How to continue with strong growth?
The Hungarian economy has achieved strong growth, averaging 4 ¼ per cent annually since 1997. This good performance has relied on a dynamic export sector largely made up of foreign-invested firms, and a rapid integration into European production networks. Since 2001, very strong domestic demand has been underpinned by a surge in minimum wages and public sector pay as well as strong public-sector investment. However world-trade growth has slowed and gains in export-market share have diminished substantially so that, overall, GDP growth has weakened. The continued rapid real convergence of the Hungarian economy with that of the European Union will first and foremost require maintaining, and indeed strengthening, the competitiveness of the Hungarian economy in a broad sense of being an attractive location for developing business activities.

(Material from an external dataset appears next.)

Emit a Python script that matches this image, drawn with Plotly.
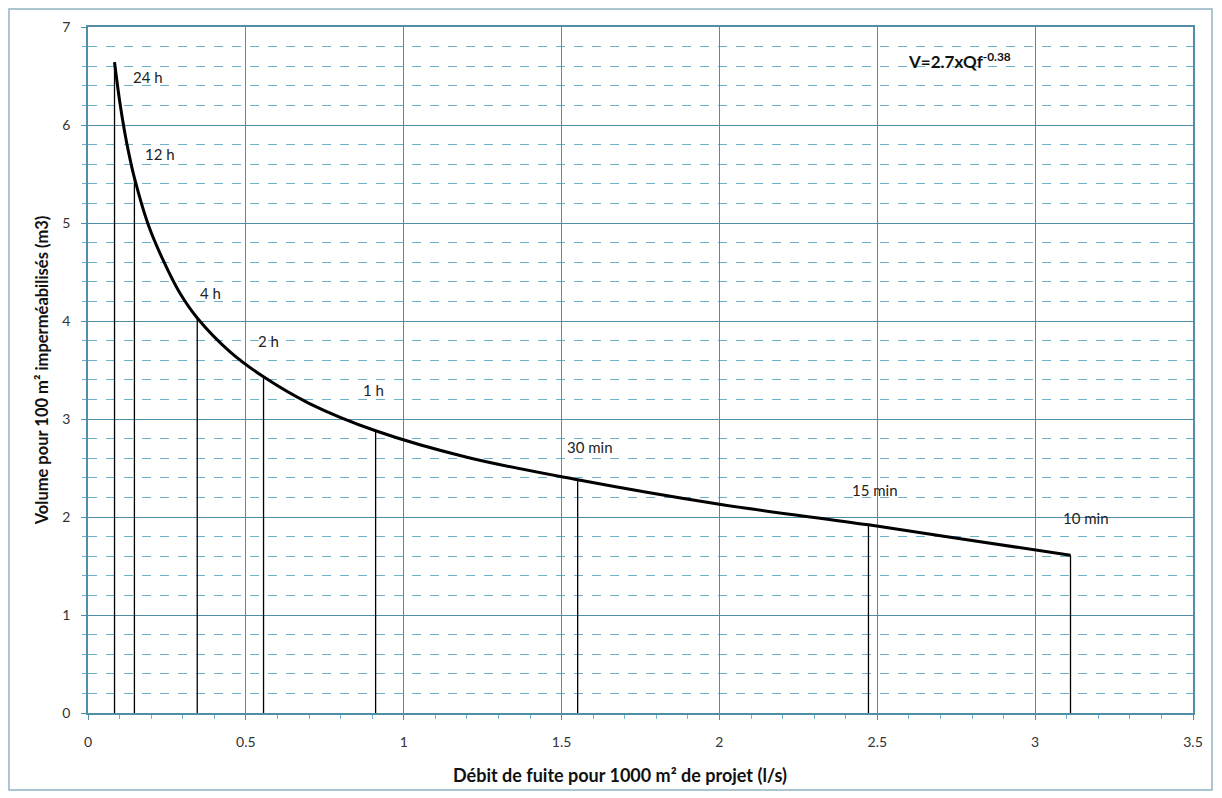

This is key to assuring that highly productive export-driven firms continue to expand, that the linkages between these firms and Hungarian suppliers continue to deepen, and a high rate of enterprise creation and development is maintained to respond to the domestic market opportunities generated by rising incomes. However, continued strong growth cannot rely on high productivity growth alone but will also require a more intensive utilisation of labour resources. The Hungarian economy is characterised by a very low overall employment rate and a sharp regional divide between the booming central western part of the country, where growth has been concentrated and labour shortages are emerging, and the poorer, less dynamic north, south and east. Increasing labour force participation, enhancing labour mobility and broadening the economic boom to currently less prospering regions thus constitutes another challenge for Hungary.
Hungary’s export led growth
1. For 2003, the OECD autumn 2003 projections are included in the series.
2. Exports of goods is expressed as a percentage change of gdp (Exports=(xgv[t+1]-xgv[t])/gdpv[t]*100) where xgv is exports in volume basis.
Source: OECD, Analytical Database.
How to achieve rapid nominal convergence?
Alongside the challenge of maintaining the momentum of real convergence, Hungary faces the challenge of achieving rapid nominal convergence so as to meet the authorities’ target of early entry into the European Monetary Union (EMU). Early entry is seen as desirable for further strengthening economic integration with the European Union, but also as a vehicle for importing macroeconomic stability while providing a medium-term boost to economic growth through lower real interest rates. However, this strategy does contain risks. Significant budget overruns have generated difficult conditions for monetary policy and have limited the room for reducing taxes. Thus, achieving both disinflation and budget consolidation to the required extent is challenging and major efforts from both monetary and fiscal policy will be essential to safeguarding external competitiveness in the process. The more a medium-term fiscal strategy manages to reduce expenditures and to free resources, the easier it will be to achieve disinflation targets implied by EMU entry, while reducing risks of turbulent developments in interest rates and the exchange rate.